Evaluating DSCM candidates
The current version control system for OpenOffice.org is going to be replaced by a Distributed Software Configuration Management (DSCM) system. An Evaluation has been prepared and was presented in the March 2009 ESC meeting.
DSCM System Preferences Survey
During the ESC meeting it was suggested to consult OpenOffice.org contributors about experiences and preferences with version control systems.
The survey started 2009-03-12 and closed after 2 weeks.
Participation in the Survey
- Click on the link below. You will be asked to enter your name and your @openoffice.org email address. The email address is mandatory and we will ignore any submissions from any other email addresses.

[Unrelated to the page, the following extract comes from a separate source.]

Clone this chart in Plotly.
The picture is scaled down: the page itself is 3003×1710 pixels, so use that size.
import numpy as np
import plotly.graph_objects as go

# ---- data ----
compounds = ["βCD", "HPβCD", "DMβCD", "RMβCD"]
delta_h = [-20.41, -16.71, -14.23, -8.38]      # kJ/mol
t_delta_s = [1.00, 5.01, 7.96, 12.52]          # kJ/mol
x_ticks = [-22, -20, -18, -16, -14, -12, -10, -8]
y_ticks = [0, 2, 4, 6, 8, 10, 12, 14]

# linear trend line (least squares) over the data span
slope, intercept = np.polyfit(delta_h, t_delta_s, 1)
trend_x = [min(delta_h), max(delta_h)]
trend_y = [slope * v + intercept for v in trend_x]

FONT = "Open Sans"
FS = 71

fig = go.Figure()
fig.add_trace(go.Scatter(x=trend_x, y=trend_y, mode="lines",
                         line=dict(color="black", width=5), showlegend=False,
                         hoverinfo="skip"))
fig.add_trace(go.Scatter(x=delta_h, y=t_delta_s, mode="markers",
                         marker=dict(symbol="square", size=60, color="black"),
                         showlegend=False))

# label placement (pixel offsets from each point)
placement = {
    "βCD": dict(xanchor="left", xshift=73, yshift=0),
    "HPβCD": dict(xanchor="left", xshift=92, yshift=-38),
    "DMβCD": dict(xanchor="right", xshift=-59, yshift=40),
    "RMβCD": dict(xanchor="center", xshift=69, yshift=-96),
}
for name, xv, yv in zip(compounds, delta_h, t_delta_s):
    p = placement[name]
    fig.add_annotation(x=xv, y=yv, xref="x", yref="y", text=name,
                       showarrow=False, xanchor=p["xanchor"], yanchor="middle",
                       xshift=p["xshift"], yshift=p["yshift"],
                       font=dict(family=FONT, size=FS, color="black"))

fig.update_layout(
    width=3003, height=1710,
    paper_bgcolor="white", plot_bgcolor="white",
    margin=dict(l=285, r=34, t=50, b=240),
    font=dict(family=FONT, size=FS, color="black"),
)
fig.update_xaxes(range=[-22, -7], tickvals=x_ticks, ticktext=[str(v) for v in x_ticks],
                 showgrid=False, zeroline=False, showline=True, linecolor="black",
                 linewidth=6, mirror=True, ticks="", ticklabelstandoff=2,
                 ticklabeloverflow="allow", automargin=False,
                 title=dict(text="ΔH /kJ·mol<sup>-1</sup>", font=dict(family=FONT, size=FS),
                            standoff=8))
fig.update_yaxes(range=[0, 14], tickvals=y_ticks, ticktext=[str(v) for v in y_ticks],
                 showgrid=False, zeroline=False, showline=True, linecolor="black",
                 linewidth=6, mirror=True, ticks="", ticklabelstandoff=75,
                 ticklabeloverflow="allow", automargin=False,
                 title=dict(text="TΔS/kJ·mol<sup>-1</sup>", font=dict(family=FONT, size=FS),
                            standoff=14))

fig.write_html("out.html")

- An email will be sent to your @openoffice.org address containing a link. Clicking on the link will take you to the survey system. Note: if you do not receive the email, please check your spam filter!
- When you have made your choices, the system will send you a second email to confirm that your selections have been stored.
http://surveys.services.openoffice.org/surveys/index.php?sid=52123&lang=en
SCM System Preferences Survey Thanks
Thank you for participating in the survey. The results will be taken into consideration for the final decision.
DSCM System Preferences Survey Results
149 contributors participated in the survey. The system of choice is for 3% Bazaar, for 23% Git and for 49% Mercurial. 25% had no preference.